Lawyers for Ghislaine Maxwell, the socialite charged with helping late financier Jeffrey Epstein sexually abuse underage girls, have received more than 300,000 pages of discovery from prosecutors in the sensational criminal case pending in federal court in New York, records show.
The eye-popping tally came in a legal filing submitted by prosecutors this week in US District Court for the Southern District of New York, where Maxwell, 58, is charged with conspiring with Epstein and others to entice minors to engage in illegal sex acts; enticing a minor to travel to engage in illegal sex acts; conspiring with Epstein and others to transport minors to participate in illegal sex acts; transporting minors to participate in illegal sex acts, and perjury.
Maxwell pleaded not guilty and is being held without bail. Her case and her association with Epstein — who counted US presidents, British royalty, show business heavies, and stars of academia among his friends — has generated international headlines.

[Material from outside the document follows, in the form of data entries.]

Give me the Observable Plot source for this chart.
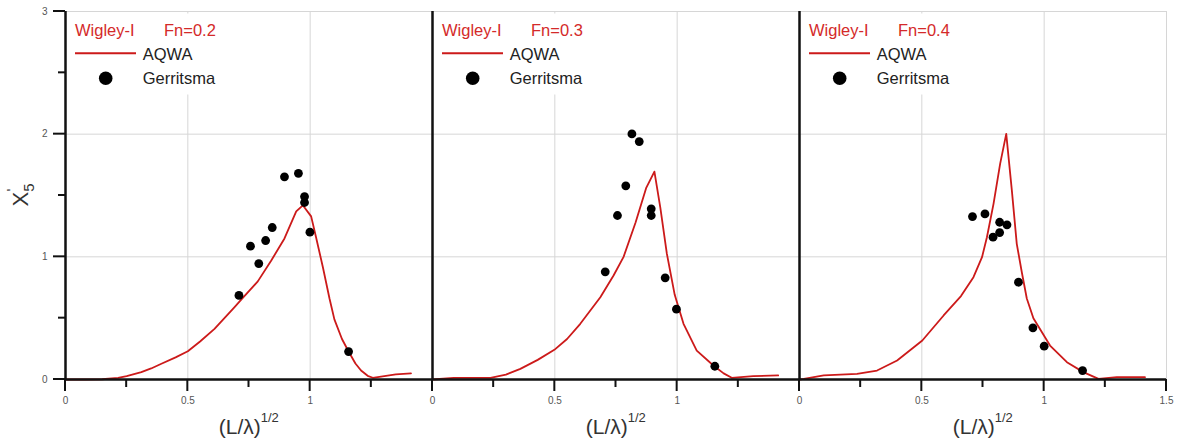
<!DOCTYPE html>
<html>
<head>
<meta charset="utf-8">
<script src="https://cdn.jsdelivr.net/npm/d3@7"></script>
<script src="https://cdn.jsdelivr.net/npm/@observablehq/plot@0.6"></script>
<style>
  body { margin: 0; background: #fff; }
  #chart svg { display: block; }
</style>
</head>
<body>
<div id="chart"></div>
<script>
// Froude numbers, one panel each
const panels = ["0.2", "0.3", "0.4"];

// AQWA pitch RAO curves: [sqrt(L/lambda), X5']
const aqwaFn02 = [[0,0],[0.08,0],[0.15,0.002],[0.215,0.014],[0.25,0.028],[0.31,0.06],[0.35,0.09],[0.392,0.128],[0.45,0.18],[0.5,0.23],[0.55,0.31],[0.609,0.413],[0.691,0.59],[0.72,0.655],[0.786,0.8],[0.841,0.97],[0.895,1.15],[0.943,1.37],[0.97,1.42],[1.004,1.33],[1.024,1.16],[1.052,0.915],[1.079,0.66],[1.099,0.49],[1.13,0.33],[1.157,0.228],[1.185,0.13],[1.208,0.073],[1.235,0.03],[1.256,0.014],[1.303,0.027],[1.35,0.042],[1.412,0.05]];
const aqwaFn03 = [[0,0],[0.087,0.014],[0.237,0.014],[0.3,0.04],[0.359,0.087],[0.43,0.16],[0.498,0.242],[0.55,0.33],[0.604,0.454],[0.686,0.67],[0.74,0.848],[0.781,1.0],[0.83,1.28],[0.873,1.56],[0.907,1.695],[0.931,1.404],[0.958,1.024],[0.99,0.69],[1.026,0.454],[1.08,0.236],[1.148,0.114],[1.19,0.05],[1.223,0.014],[1.311,0.027],[1.413,0.033]];
const aqwaFn04 = [[0,0],[0.018,0.005],[0.099,0.033],[0.235,0.046],[0.317,0.073],[0.399,0.155],[0.502,0.318],[0.589,0.522],[0.66,0.68],[0.711,0.834],[0.746,0.997],[0.766,1.16],[0.793,1.432],[0.82,1.758],[0.845,2.002],[0.868,1.54],[0.888,1.106],[0.909,0.87],[0.929,0.66],[0.956,0.5],[1.024,0.277],[1.093,0.141],[1.16,0.06],[1.222,0.005],[1.297,0.019],[1.412,0.019]];

// Gerritsma experiments
const gerritsmaFn02 = [[0.709,0.685],[0.756,1.087],[0.79,0.945],[0.818,1.133],[0.845,1.239],[0.895,1.652],[0.952,1.681],[0.977,1.491],[0.977,1.443],[0.999,1.201],[1.157,0.228]];
const gerritsmaFn03 = [[0.706,0.878],[0.756,1.337],[0.79,1.579],[0.815,2.002],[0.845,1.94],[0.894,1.391],[0.894,1.337],[0.951,0.829],[0.997,0.573],[1.154,0.108]];
const gerritsmaFn04 = [[0.707,1.328],[0.758,1.35],[0.791,1.16],[0.818,1.282],[0.818,1.198],[0.848,1.261],[0.895,0.793],[0.954,0.421],[1.0,0.272],[1.157,0.073]];

// Axis ticks
const xMajorTicks = [0, 0.5, 1, 1.5];
const xMinorTicks = [0.25, 0.75, 1.25];
const xLabelTicks = [0, 0.5, 1];
const xLastLabelTicks = [1.5];
const yMajorTicks = [0, 1, 2, 3];
const yMinorTicks = [0.5, 1.5, 2.5];
const xGridTicks = [0.5, 1, 1.5];
const yGridTicks = [1, 2, 3];

const shipName = "Wigley-I";
const modelName = "AQWA";
const expName = "Gerritsma";

// Long tables for the faceted marks
const curveSets = [aqwaFn02, aqwaFn03, aqwaFn04];
const pointSets = [gerritsmaFn02, gerritsmaFn03, gerritsmaFn04];
const curveRows = panels.flatMap((p, i) => curveSets[i].map(([x, y]) => ({panel: p, x, y})));
const pointRows = panels.flatMap((p, i) => pointSets[i].map(([x, y]) => ({panel: p, x, y})));
const xLabelRows = panels.flatMap((p, i) =>
  (i === panels.length - 1 ? xLabelTicks.concat(xLastLabelTicks) : xLabelTicks).map(v => ({panel: p, v})));
const yLabelRows = yMajorTicks.map(v => ({panel: panels[0], v}));

const W = 1187, H = 443;
const ML = 64, MR = 20, MT = 11, MB = 64;
const band = (W - ML - MR) / panels.length;
const red = "#cc1a1a";
const redText = "#d42a2a";
const ink = "#111";
const font = "'Liberation Sans', Arial, sans-serif";

const plot = Plot.plot({
  width: W, height: H,
  marginLeft: ML, marginRight: MR, marginTop: MT, marginBottom: MB,
  style: {fontFamily: font, fontSize: "10px", background: "white", overflow: "visible"},
  fx: {domain: panels, padding: 0, axis: null},
  x: {domain: [0, 1.5], axis: null},
  y: {domain: [0, 3], axis: null},
  marks: [
    Plot.gridX({ticks: xGridTicks, stroke: "#d6d6d6", strokeOpacity: 1, strokeWidth: 1}),
    Plot.gridY({ticks: yGridTicks, stroke: "#d6d6d6", strokeOpacity: 1, strokeWidth: 1}),
    Plot.line(curveRows, {x: "x", y: "y", fx: "panel", stroke: red, strokeWidth: 1.8}),
    Plot.dot(pointRows, {x: "x", y: "y", fx: "panel", r: 4.4, fill: "#000"}),
    Plot.ruleY([0], {stroke: ink, strokeWidth: 2.5}),
    Plot.ruleX([0], {stroke: ink, strokeWidth: 2.5}),
    Plot.text(xLabelRows, {x: "v", fx: "panel", text: d => String(d.v), frameAnchor: "bottom", dy: 24, fill: "#555", fontSize: 10}),
    Plot.text(yLabelRows, {y: "v", fx: "panel", text: d => String(d.v), frameAnchor: "left", dx: -18, textAnchor: "end", fill: "#555", fontSize: 10})
  ]
});

const svg = d3.select(plot);

// Tick strokes, placed with the plot's own x, y and fx scales
const xS = plot.scale("x"), yS = plot.scale("y");
let fxS = null;
try { fxS = plot.scale("fx"); } catch (e) { fxS = null; }
const facetOffset = (p, i) => {
  const v = fxS ? fxS.apply(p) - ML : NaN;
  return Number.isFinite(v) ? v : i * band;
};
const ticks = svg.append("g").attr("stroke", ink).attr("stroke-width", 2).attr("fill", "none");
const yBase = yS.apply(0);
panels.forEach((p, i) => {
  const off = facetOffset(p, i);
  xMajorTicks.forEach(v => {
    const px = off + xS.apply(v);
    ticks.append("line").attr("x1", px).attr("x2", px).attr("y1", yBase).attr("y2", yBase + 12);
  });
  xMinorTicks.forEach(v => {
    const px = off + xS.apply(v);
    ticks.append("line").attr("x1", px).attr("x2", px).attr("y1", yBase).attr("y2", yBase + 8);
  });
});
const xLeft = facetOffset(panels[0], 0) + xS.apply(0);
yMajorTicks.forEach(v => {
  const py = yS.apply(v);
  ticks.append("line").attr("x1", xLeft - 12).attr("x2", xLeft).attr("y1", py).attr("y2", py);
});
yMinorTicks.forEach(v => {
  const py = yS.apply(v);
  ticks.append("line").attr("x1", xLeft - 7).attr("x2", xLeft).attr("y1", py).attr("y2", py);
});

// Legends and x-axis titles, one per panel
panels.forEach((p, i) => {
  const x0 = facetOffset(p, i) + ML;
  const g = svg.append("g").attr("font-family", font).attr("text-anchor", "start");
  g.append("rect").attr("x", x0 + 2).attr("y", 13.5).attr("width", 153).attr("height", 81).attr("fill", "white");
  g.append("text").attr("x", x0 + 10).attr("y", 36).attr("font-size", 16.5).attr("fill", redText).text(shipName);
  g.append("text").attr("x", x0 + 99).attr("y", 36).attr("font-size", 16.5).attr("fill", redText).text(`Fn=${p}`);
  g.append("line").attr("x1", x0 + 10).attr("x2", x0 + 71).attr("y1", 53.3).attr("y2", 53.3).attr("stroke", red).attr("stroke-width", 2);
  g.append("text").attr("x", x0 + 77.7).attr("y", 60).attr("font-size", 16.5).attr("fill", "#222").text(modelName);
  g.append("circle").attr("cx", x0 + 40.7).attr("cy", 78.3).attr("r", 6.8).attr("fill", "#000");
  g.append("text").attr("x", x0 + 77.7).attr("y", 83.5).attr("font-size", 16.5).attr("fill", "#222").text(expName);

  const t = svg.append("text").attr("font-family", font).attr("x", x0 + band / 2).attr("y", 434)
    .attr("text-anchor", "middle").attr("font-size", 21).attr("fill", "#333");
  t.append("tspan").text("(L/λ)");
  t.append("tspan").attr("font-size", 13).attr("dy", -12).text("1/2");
});

// y-axis title X5'
const yl = svg.append("text").attr("font-family", font)
  .attr("transform", `translate(28,${(MT + H - MB) / 2}) rotate(-90)`)
  .attr("text-anchor", "middle").attr("font-size", 22).attr("fill", "#333");
yl.append("tspan").text("X");
yl.append("tspan").attr("font-size", 15).attr("dy", 6).text("5");
yl.append("tspan").attr("font-size", 15).attr("dx", -8).attr("dy", -17).text("'");

document.getElementById("chart").append(plot);
</script>
</body>
</html>
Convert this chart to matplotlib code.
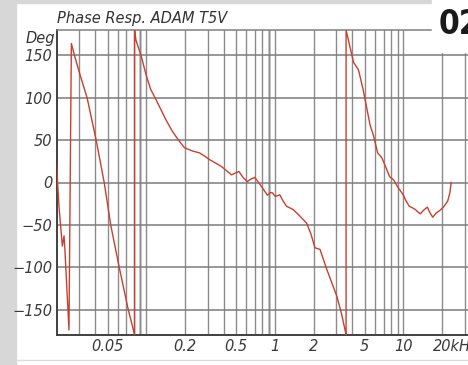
import matplotlib
matplotlib.use('Agg')
import matplotlib.pyplot as plt
from matplotlib.ticker import FixedLocator, NullFormatter
from matplotlib.transforms import ScaledTranslation
from matplotlib.patches import Rectangle
from matplotlib.lines import Line2D

# ---- data (frequency in Hz, phase in degrees) ----
freq_hz = [20, 20.9, 22.2, 22.9, 23.3, 25.0,
           26.1, 27.6, 30.5, 34.6, 40.7, 47.0, 52.8, 61.5, 72.3, 80.5, 81, 81,
           83, 90.9, 100, 108, 117, 142, 160, 178, 198, 230, 259, 285, 310, 345,
           383, 420, 460, 490, 525, 565, 610, 650, 698, 780, 875, 920, 955, 1000,
           1030, 1092, 1160, 1232, 1390, 1550, 1766, 1900, 2050, 2245, 2540, 3030,
           3300, 3560, 3580, 3580,
           4090, 4470, 4870, 5500, 5860, 6300, 6800, 7300, 7800, 8400, 9000, 9900,
           10500, 11100, 11800, 12400, 13000, 13550, 14300, 15340, 16000, 16900,
           18000, 19200, 20500, 22100, 23000, 23500]
phase_deg = [23, -28, -75, -63, -82, -174,
             164, 150, 127, 100, 50, 0, -50, -100, -150, -178, -180, 180,
             168, 150, 126, 110, 100, 74, 60, 50, 41, 37, 35, 31, 27, 23,
             19, 14, 9, 11, 13, 6, 1, 4, 6, -4, -15, -12, -12, -16,
             -16, -14.5, -22, -28, -32, -39, -48, -60, -77, -79, -103, -134,
             -155, -178, -180, 180,
             142, 133, 109, 68, 55, 35, 29, 18, 7, 3, -5, -14,
             -22, -28, -30, -32, -35, -37, -33, -29, -35, -41,
             -36, -33, -29, -22, -12, 0]

xtick_vals = [50, 200, 500, 1000, 2000, 5000, 10000, 20000]
xtick_labels = ["0.05", "0.2", "0.5", "1", "2", "5", "10", "20kHz"]
ytick_vals = [-150, -100, -50, 0, 50, 100, 150]
ytick_labels = ["\u2212150", "\u2212100", "\u221250", "0", "50", "100", "150"]
title_text = "Phase Resp. ADAM T5V"

W, H = 468, 365
fig = plt.figure(figsize=(W / 100, H / 100), dpi=100)
fig.patch.set_facecolor('white')

ax = fig.add_axes([56.5 / W, 30 / H, (W - 56.5) / W, 305 / H])
ax.set_xscale('log')
ax.set_xlim(20, 31800)
ax.set_ylim(-180, 180)

# grid lines at every log step
grid_freqs = [d * m for d in (10, 100, 1000, 10000) for m in range(1, 10)]
grid_freqs = [g for g in grid_freqs if 20 < g < 31800 and g not in xtick_vals]
ax.xaxis.set_major_locator(FixedLocator(xtick_vals))
ax.xaxis.set_minor_locator(FixedLocator(grid_freqs))
ax.xaxis.set_minor_formatter(NullFormatter())
ax.set_xticklabels(xtick_labels)
ax.set_yticks(ytick_vals)
ax.set_yticklabels(ytick_labels)

ax.grid(True, which='both', axis='x', color='#8c8c8c', lw=1.0, zorder=1)
ax.grid(True, which='major', axis='y', color='#7c7c7c', lw=1.1, zorder=1)
for g in (90, 900):
    ax.axvline(g, color='#262626', lw=1.0, zorder=1.5)

ax.tick_params(which='both', length=0)
ax.tick_params(axis='x', pad=3, labelsize=10.5, labelcolor='#3a3a3a')
ax.tick_params(axis='y', pad=3, labelsize=10.5, labelcolor='#3a3a3a')
for lab in ax.get_xticklabels() + ax.get_yticklabels():
    lab.set_fontstyle('italic')

last = ax.get_xticklabels()[-1]
last.set_horizontalalignment('left')
last.set_transform(last.get_transform() + ScaledTranslation(-6.8 / 72, 0, fig.dpi_scale_trans))

for s in ('left', 'bottom'):
    ax.spines[s].set_color('#404040')
    ax.spines[s].set_linewidth(1.4)
ax.spines['top'].set_color('#808080')
ax.spines['top'].set_linewidth(1.1)
ax.spines['right'].set_visible(False)

ax.plot(freq_hz, phase_deg, color='#c8402f', lw=1.0, zorder=3)

fig.text(57 / W, 1 - 19 / H, title_text, ha='left', va='center',
         fontsize=10.5, style='italic', color='#333333')
fig.text(55 / W, 1 - 38 / H, "Deg", ha='right', va='center',
         fontsize=10.5, style='italic', color='#333333')

# page decorations
fig.add_artist(Rectangle((0, 0), 15.5 / W, 1, transform=fig.transFigure,
                         color='#d7d7d7', zorder=-5))
fig.add_artist(Rectangle((0, 1 - 3 / H), 432 / W, 3 / H, transform=fig.transFigure,
                         color='#d7d7d7', zorder=-5))
fig.add_artist(Line2D([16 / W, 1], [1 - 360 / H] * 2, transform=fig.transFigure,
                      color='#dddddd', lw=1.0))
fig.add_artist(Rectangle((432 / W, 1 - 52 / H), 36 / W, 52 / H, transform=fig.transFigure,
                         color='white', zorder=10))
fig.text(439 / W, 1 - 25 / H, "02", ha='left', va='center', fontsize=24,
         fontweight='bold', fontstretch='condensed', color='#1a1a1a', zorder=11)

fig.savefig('out.png', dpi=100)
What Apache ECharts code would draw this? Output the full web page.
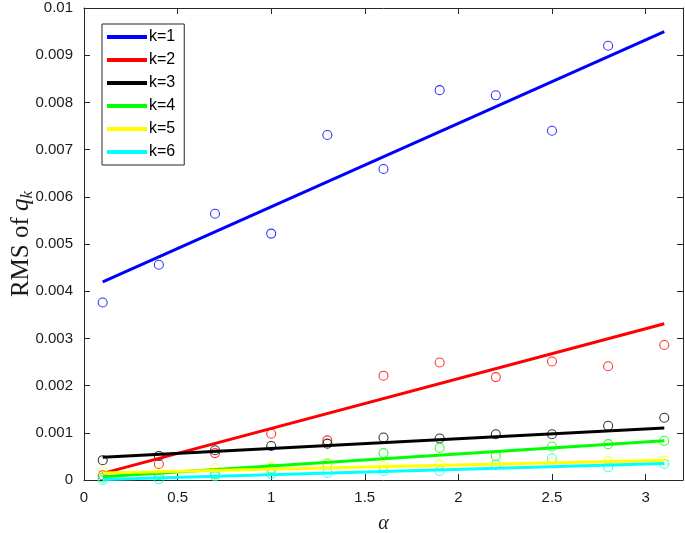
<!DOCTYPE html>
<html>
<head>
<meta charset="utf-8">
<script src="https://cdn.jsdelivr.net/npm/echarts@6/dist/echarts.min.js"></script>
<style>html,body{margin:0;padding:0;background:#fff;}#c{width:685px;height:533px;}</style>
</head>
<body>
<div id="c"></div>
<script>
// alpha values (x)
const alpha = [0.1, 0.4, 0.7, 1.0, 1.3, 1.6, 1.9, 2.2, 2.5, 2.8, 3.1];
// RMS of q_k samples (circles)
const rmsK1 = [0.00376, 0.00456, 0.00564, 0.00522, 0.00731, 0.00659, 0.00826, 0.00815, 0.00740, 0.00920, null];
const rmsK2 = [0.00010, 0.00034, 0.00057, 0.00098, 0.00084, 0.00221, 0.00249, 0.00218, 0.00251, 0.00241, 0.00286];
const rmsK3 = [0.00042, 0.00051, 0.00063, 0.00072, 0.00077, 0.00090, 0.00088, 0.00097, 0.00097, 0.00115, 0.00132];
const rmsK4 = [0.00005, 0.00010, 0.00012, 0.00024, 0.00035, 0.00057, 0.00068, 0.00051, 0.00071, 0.00076, 0.00083];
const rmsK5 = [0.00018, 0.00017, 0.00025, 0.00029, 0.00036, 0.00030, 0.00033, 0.00033, 0.00037, 0.00040, 0.00041];
const rmsK6 = [0.00000, 0.00002, 0.00008, 0.00013, 0.00015, 0.00019, 0.00019, 0.00032, 0.00046, 0.00027, 0.00034];
// fitted lines: values at the ends of fitRange
const fitRange = [0.1, 3.1];
const fitK1 = [0.00420, 0.00950];
const fitK2 = [0.00014, 0.00331];
const fitK3 = [0.00048, 0.00110];
const fitK4 = [0.00007, 0.00083];
const fitK5 = [0.00015, 0.00042];
const fitK6 = [0.00001, 0.00035];
const seriesNames = ['k=1', 'k=2', 'k=3', 'k=4', 'k=5', 'k=6'];
const colors = ['#0000ff', '#ff0000', '#000000', '#00ff00', '#ffff00', '#00ffff'];
const yTicks = [0, 0.001, 0.002, 0.003, 0.004, 0.005, 0.006, 0.007, 0.008, 0.009, 0.01];

const samples = [rmsK1, rmsK2, rmsK3, rmsK4, rmsK5, rmsK6];
const fits = [fitK1, fitK2, fitK3, fitK4, fitK5, fitK6];

const series = [];
samples.forEach((arr, i) => {
  series.push({
    name: seriesNames[i] + ' data',
    type: 'scatter',
    symbol: 'circle',
    symbolSize: 9,
    itemStyle: { color: 'rgba(0,0,0,0)', borderColor: colors[i], borderWidth: 1.1 },
    data: alpha.map((a, j) => [a, arr[j]]).filter(p => p[1] !== null),
    z: 2
  });
});
fits.forEach((f, i) => {
  series.push({
    name: seriesNames[i],
    type: 'line',
    symbol: 'none',
    lineStyle: { color: colors[i], width: 3 },
    itemStyle: { color: colors[i] },
    data: fitRange.map((a, j) => [a, f[j]]),
    z: 3
  });
});

const axisColor = '#262626';
const labelFont = { fontFamily: 'Liberation Sans', fontSize: 15, color: '#1a1a1a' };
const chart = echarts.init(document.getElementById('c'), null, { renderer: 'canvas' });
chart.setOption({
  animation: false,
  backgroundColor: '#fff',
  grid: { left: 84, right: 2, top: 8, bottom: 53, outerBoundsMode: 'none', containLabel: false },
  legend: {
    data: seriesNames,
    orient: 'vertical',
    left: 102,
    top: 24,
    icon: 'rect',
    itemWidth: 40,
    itemHeight: 4,
    itemGap: 7,
    padding: [5, 9, 5, 5],
    borderColor: axisColor,
    borderWidth: 1,
    backgroundColor: '#fff',
    textStyle: { fontFamily: 'Liberation Sans', fontSize: 16, color: '#000', padding: [0, 0, 0, -3] }
  },
  xAxis: [{
    type: 'value', min: 0, max: 3.2, interval: 0.5,
    name: 'α', nameLocation: 'middle', nameGap: 34,
    nameTextStyle: { fontFamily: 'Liberation Serif', fontStyle: 'italic', fontSize: 20, color: '#1a1a1a' },
    axisLine: { show: true, lineStyle: { color: axisColor, width: 1 } },
    axisTick: { show: true, inside: true, length: 6, lineStyle: { color: axisColor } },
    axisLabel: Object.assign({ margin: 10, formatter: v => (Math.abs(v * 2 - Math.round(v * 2)) < 1e-9 ? String(v) : '') }, labelFont),
    splitLine: { show: false }
  }, {
    type: 'value', min: 0, max: 3.2, interval: 0.5, position: 'top',
    axisLine: { show: true, onZero: false, lineStyle: { color: axisColor, width: 1 } },
    axisTick: { show: true, inside: true, length: 6, lineStyle: { color: axisColor } },
    axisLabel: { show: false },
    splitLine: { show: false }
  }],
  yAxis: [{
    type: 'value', min: 0, max: 0.01, interval: 0.001,
    name: '{a|RMS of }{b|q}{c|k}', nameLocation: 'middle', nameGap: 48, nameRotate: 90,
    nameMoveOverlap: false,
    nameTextStyle: {
      rich: {
        a: { fontFamily: 'Liberation Serif', fontSize: 25, color: '#1a1a1a' },
        b: { fontFamily: 'Liberation Serif', fontStyle: 'italic', fontSize: 25, color: '#1a1a1a' },
        c: { fontFamily: 'Liberation Serif', fontStyle: 'italic', fontSize: 17, color: '#1a1a1a', padding: [12, 0, 0, 0] }
      }
    },
    axisLine: { show: true, lineStyle: { color: axisColor, width: 1 } },
    axisTick: { show: true, inside: true, length: 6, lineStyle: { color: axisColor } },
    axisLabel: Object.assign({ margin: 11, customValues: yTicks, formatter: v => String(+v.toFixed(3)) }, labelFont),
    splitLine: { show: false }
  }, {
    type: 'value', min: 0, max: 0.01, interval: 0.001, position: 'right',
    axisLine: { show: true, onZero: false, lineStyle: { color: axisColor, width: 1 } },
    axisTick: { show: true, inside: true, length: 6, lineStyle: { color: axisColor } },
    axisLabel: { show: false },
    splitLine: { show: false }
  }],
  series: series
});
</script>
</body>
</html>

Epstein died in custody last year while trial on federal sex trafficking charges. His death has been ruled a suicide.
“Specifically, to date, the Government has produced approximately 328,863 pages of discovery to the defense in this case,” prosecutors wrote in a filing Wednesday in Maxwell’s case. “Those materials include, among other things, photographs, documents seized during searches, search warrants, search warrant applications, financial records, travel records, property records, phone records, law enforcement reports, and other subpoena returns.”
The government, the filing said, “is continuing the process of reviewing and preparing productions of electronic discovery materials, which include extractions of data from numerous electronic devices. The Government expects that it will meet the November 9, 2020 deadline for the completion of electronic discovery productions. Additionally, the Government recognizes that its disclosure obligations are ongoing, and the Government will continue to review the Prosecution Team Files for any additional discoverable or exculpatory materials.”
Maxwell’s trial is tentatively scheduled for July 2021.
Prosecutors say she and Epstein groomed girls for participation in sexually abusive behavior by building a rapport with them through shopping trips, taking them to the movies, and spending time with them. As the ties strengthened, Maxwell would introduce sexualized behavior, ultimately leading to Epstein abusing the girls, sometimes with Maxwell’s participation or presence, prosecutors allege.
Authorities allege that girls were sexually assaulted in Epstein’s Manhattan residence, in his home in Palm Beach, Fla., and at a sprawling ranch in New Mexico. The indictment alleges Maxwell played a role “in the sexual abuse and exploitation of multiple minor girls by Jeffrey Epstein,” specifically three girls who were allegedly abused in the 1990s.
Maxwell has repeatedly denied wrongdoing and called some of the claims against her “absolute rubbish.”
She was arrested in June in a stately $1 million home in Bradford, N.H., that authorities say she had earlier purchased in cash through an LLC.
Her lawyers have said she “vigorously denies the charges,” adding in court papers filed in July that she maintains the support of family and friends because “they do not believe the allegations against her, which do not match the person they have known for decades.”
Material from prior Globe stories and Globe wire services was used in this report.